Sixth Circuit Chief Judge Jeffrey Sutton is erudite, insightful, and oh so prolific. His 51 Imperfect Solutions was a long-overdue primer on state constitutions. In Who Decides: States As Laboratories of Constitutional Experimentation, he goes broader and deeper, exploring an array of issues presented by the independent interpretation of state constitutions.
I’ll pick just a few for comment.
First, Sutton has compelled a change in my thinking on state constitutionalism. Like many others who write and talk about this topic, I have often stated that state judges are free to interpret their own constitutions more broadly—but not more narrowly—than the U.S. Supreme Court interprets the national constitution. Pshaw, Sutton says (though more articulately than that): state courts should interpret their constitutions by their plain original meaning. Of course, federal law as interpreted by the Supreme Court enjoys hegemony over narrower state court interpretations of similar state constitutional provisions by virtue of the Supremacy Clause. But such contrary state court interpretations can still serve a salutary role in persuading the Supreme Court to reconsider its own interpretations.
My colleague, retired Arizona Supreme Court Justice John Pelander, and I, told the U.S. Supreme Court in no uncertain terms how two of its decisions concerning sentences for juvenile murderers were wreaking havoc on our state criminal law. Our concerns, along with many others (including Justice Antonin Scalia), were reflected in the Court’s recent decision reining in the earlier precedents. As Sutton points out, judicial error-correction at the national level is a benefit of independent state constitutional interpretation.

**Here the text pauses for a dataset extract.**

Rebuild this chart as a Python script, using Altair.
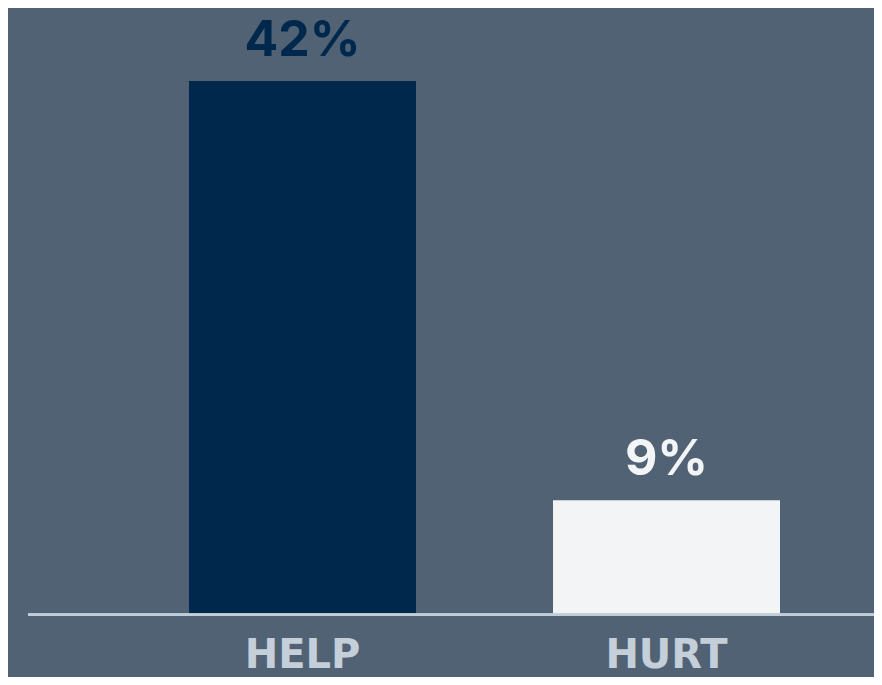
import altair as alt
import pandas as pd

categories = ["HELP", "HURT"]
values = [42, 9]
value_labels = ["42%", "9%"]
bar_colors = ["#00284d", "#f3f4f6"]
label_colors = ["#00284d", "#f3f4f6"]

df = pd.DataFrame({
    "cat": categories,
    "val": values,
    "lab": value_labels,
    "barc": bar_colors,
    "labc": label_colors,
})

W, H = 866, 669
xscale = alt.Scale(domain=categories, range=[112.5, 840.5], paddingInner=0.3764, paddingOuter=0.1882)
yscale = alt.Scale(domain=[-4.911, 47.745], nice=False, zero=False)

base = alt.Chart(df)

bars = base.mark_bar(cornerRadius=0).encode(
    x=alt.X("cat:N", scale=xscale, axis=None),
    y=alt.Y("val:Q", scale=yscale, axis=None),
    y2=alt.datum(0),
    color=alt.Color("barc:N", scale=None, legend=None),
)

rule = base.mark_rule(color="#c2cdd7", strokeWidth=2.6).encode(
    y=alt.Y(datum=0, scale=yscale, axis=None),
    x=alt.value(20),
    x2=alt.value(W),
)

vlabels = base.mark_text(
    font="Inter", fontSize=50, fontWeight="bold", baseline="alphabetic", align="center", dy=-25
).encode(
    x=alt.X("cat:N", scale=xscale, axis=None),
    y=alt.Y("val:Q", scale=yscale, axis=None),
    text="lab:N",
    color=alt.Color("labc:N", scale=None, legend=None),
)

catlabels = base.mark_text(
    font="DejaVu Sans", fontSize=40, fontWeight="bold", baseline="alphabetic", align="center", dy=53,
    color="#c4cfd9",
).encode(
    x=alt.X("cat:N", scale=xscale, axis=None),
    y=alt.Y(datum=0, scale=yscale, axis=None),
    text="cat:N",
)

chart = alt.layer(bars, rule, vlabels, catlabels).properties(
    width=W, height=H, padding=0, background="#506274",
    autosize=alt.AutoSizeParams(type="none"),
).configure_view(stroke=None)

chart.save("out.html", embed_options={"renderer": "svg", "actions": False})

Sutton usefully discusses the virtues and pitfalls of state court uniformity with national precedents. Certainly, no one would have wanted uniformity with Buck v. Bell, he suggests. Sutton argues that “if all else fails when it comes to consensus about national rights, that leaves the possibility that in some areas we are better off with state-by-state variation.” For that reason, three members of my Court recently dissented from a decision hitching our state constitution’s privacy clause, on grounds of national uniformity, to the muck of the Supreme Court’s Fourth Amendment jurisprudence.
I also love Sutton’s point that “the constitution most difficult to change by amendment—the US Constitution—should be the least susceptible to change by judicial interpretation.” Although I believe strongly in an original plain meaning approach to state constitutional interpretation, Sutton is right that our errors, or opinions that depart from strong contemporary consensus, can be corrected or changed much more easily at the state level than can judicial adventurism in the U.S. Supreme Court.
One point on which Sutton and I may disagree is his view of local governments as units of experimentation within states. I love devolution of authority as much as the next republican. But as I argued in my book Leviathan: The Growth of Local Government and the Erosion of Liberty—and as James Madison far more eloquently urged in The Federalist No. 10—local governments are especially susceptible to grassroots tyranny. We must remember that states are the organic units of government and that municipalities are subdivisions of the state, subject to state constitutions. Many local governments are not elected yet exercise sweeping powers; those that are elected often have low-turnout elections dominated by special-interest groups. Local government innovation should be welcomed, but subject to prescribed authority and constitutional constraints.
As always, Judge Sutton enriches an important and emergent conversation: the vital role of state constitutions in our constitutional republic.